In a message dated 2/18/2010 11:12:25 P.M. Eastern Standard Time,
I'm certainly not trying to argue with you, Dick; perhaps I'm way off
base. I'm not an antenna expert. Why don't we see what the others on the
Topband list have to say about the radial requirements for a half wave
If I recall, I don't think that using a 1/2 wave vertical "gets around
having to mess with an extensive ground-radial system".
Mike and Dick,
I just ran some EZNEC models on a 132 foot vertical Vs. a 264 foot
vertical operating at 1.82 MHZ, and here is what it says:
Perfect Ground (same as lots of ground radials)
132 foot vertical : Max Gain = 5.15 dbi @ 0 Degrees
264 foot vertical : Max Gain = 6.76 dbi @ 0 Degrees
No Radials (just a ground rod) with Average Soil Conditions (0.005 S/m)
132 foot vertical : Max Gain = -3.59 dbi @ 22 Degrees
264 foot vertical : Max Gain = 1.25 dbi @ 16 Degrees
No Radials (just a ground rod) with Poor Soil Conditions (0.001 S/m)
132 foot vertical : Max Gain = -6.93 dbi @ 27 Degrees
264 foot vertical : Max Gain = 0.05 dbi @ 19 Degrees
I'm using the demo version of EZNEC, so can't do analysis using actual
ground radials, nevertheless the above analysis is indeed interesting.
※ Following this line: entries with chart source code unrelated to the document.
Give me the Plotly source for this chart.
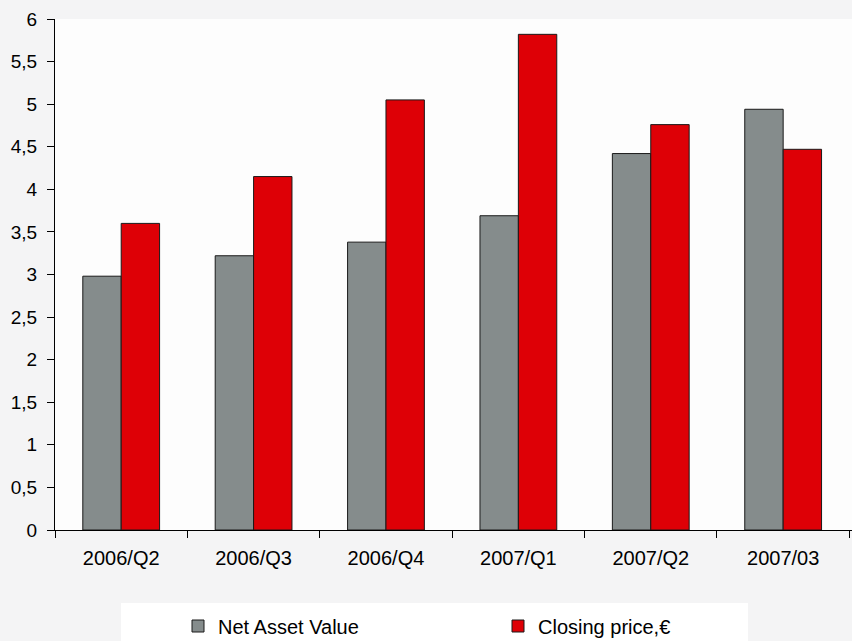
import plotly.graph_objects as go

categories = ["2006/Q2", "2006/Q3", "2006/Q4", "2007/Q1", "2007/Q2", "2007/03"]
nav_values = [2.98, 3.22, 3.38, 3.69, 4.42, 4.94]
close_values = [3.60, 4.15, 5.05, 5.82, 4.76, 4.47]
y_ticks = [0, 0.5, 1, 1.5, 2, 2.5, 3, 3.5, 4, 4.5, 5, 5.5, 6]
y_tick_labels = ["0", "0,5", "1", "1,5", "2", "2,5", "3", "3,5", "4", "4,5", "5", "5,5", "6"]

FONT = "Liberation Sans, Arial, sans-serif"
W, H = 852, 641

fig = go.Figure()
fig.add_trace(go.Bar(
    x=categories, y=nav_values, name="Net Asset Value",
    marker=dict(color="#858C8C", line=dict(color="#1a1a1a", width=1)),
))
fig.add_trace(go.Bar(
    x=categories, y=close_values, name="Closing price,€",
    marker=dict(color="#DE0006", line=dict(color="#1a1a1a", width=1)),
))

# white legend panel
fig.add_shape(type="rect", xref="paper", yref="paper",
              x0=(121 - 55) / 797, x1=(748 - 55) / 797,
              y0=-111 / 511, y1=-(603 - 530) / 511,
              fillcolor="white", line=dict(width=0), layer="below")

fig.update_layout(
    width=W, height=H,
    margin=dict(l=55, r=0, t=19, b=111, autoexpand=False),
    paper_bgcolor="#f4f4f5",
    plot_bgcolor="rgba(255,255,255,0.8)",
    barmode="group", bargap=0.42, bargroupgap=0,
    font=dict(family=FONT, size=19, color="#000000"),
    showlegend=True,
    legend=dict(orientation="h", xref="container", yref="container",
                x=178 / W, xanchor="left",
                y=1 - 626 / H, yanchor="middle",
                bgcolor="rgba(0,0,0,0)", font=dict(size=20, family=FONT),
                entrywidth=275, itemwidth=30, traceorder="normal"),
    xaxis=dict(type="category", range=[-0.5, 5.52], showline=True, linecolor="black",
               linewidth=1, ticks="outside", tickson="boundaries", ticklen=7,
               tickcolor="black", showgrid=False, zeroline=False, automargin=False,
               ticklabelstandoff=10,
               tickfont=dict(size=20, family=FONT)),
    yaxis=dict(range=[0, 6], tickvals=y_ticks, ticktext=y_tick_labels,
               showline=True, linecolor="black", linewidth=1, ticks="outside",
               ticklen=7, tickcolor="black", showgrid=False, zeroline=False,
               automargin=False, ticklabelstandoff=6,
               tickfont=dict(size=19, family=FONT)),
)

fig.write_html("out.html", config={"displayModeBar": False},
               post_script="document.body.style.margin='0';document.body.style.overflow='hidden';")
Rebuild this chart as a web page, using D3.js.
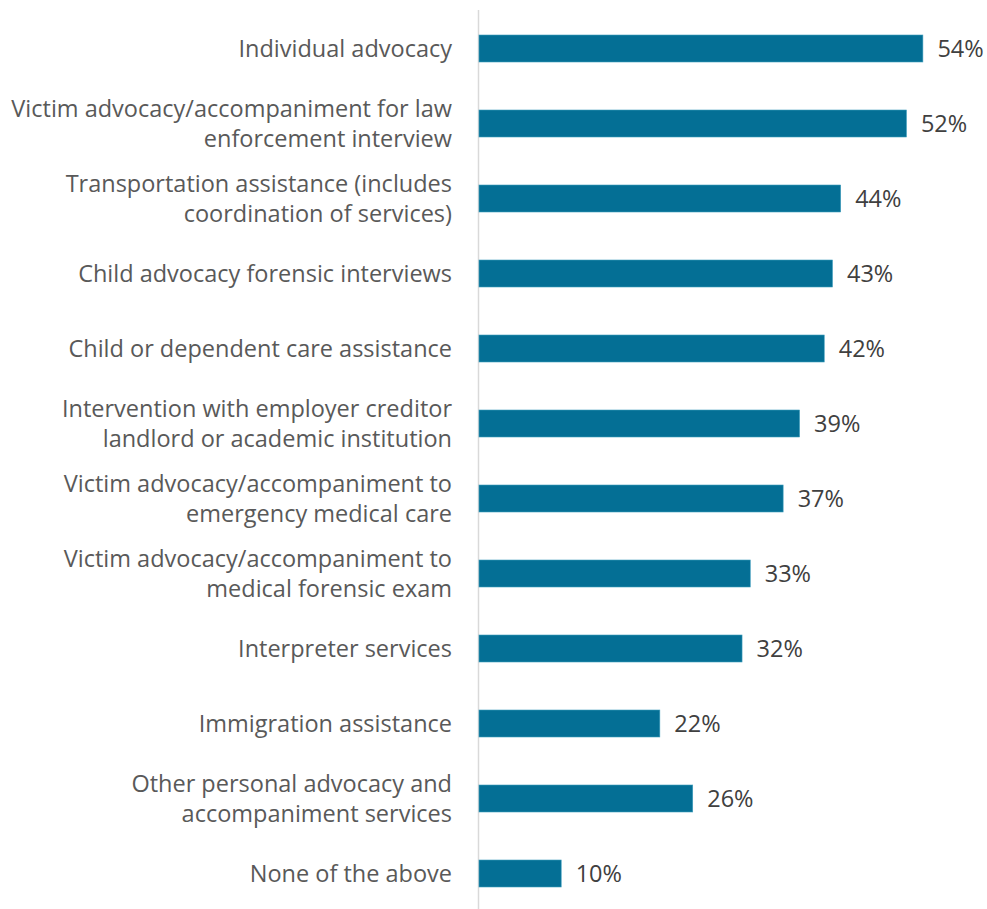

It
shows that the 1/4 wave vertical does indeed suffer more loss in gain as well
as a higher angle of radiation compared with a 1/2 wavelength vertical under
identical soil conditions.
On the other hand if your trying to create a perfect ground condition via
the use of ground radials, then I would guess that the 1/4 wavelength
vertical would offer almost identical performance as the 1/2 wavelength
without the need of such long ground radials but this is just based on my
intuition (no data or model in hand to support this). My above numbers also
do not reflect any matching network losses, etc.
Hope this makes sense, and lets see what others have to say.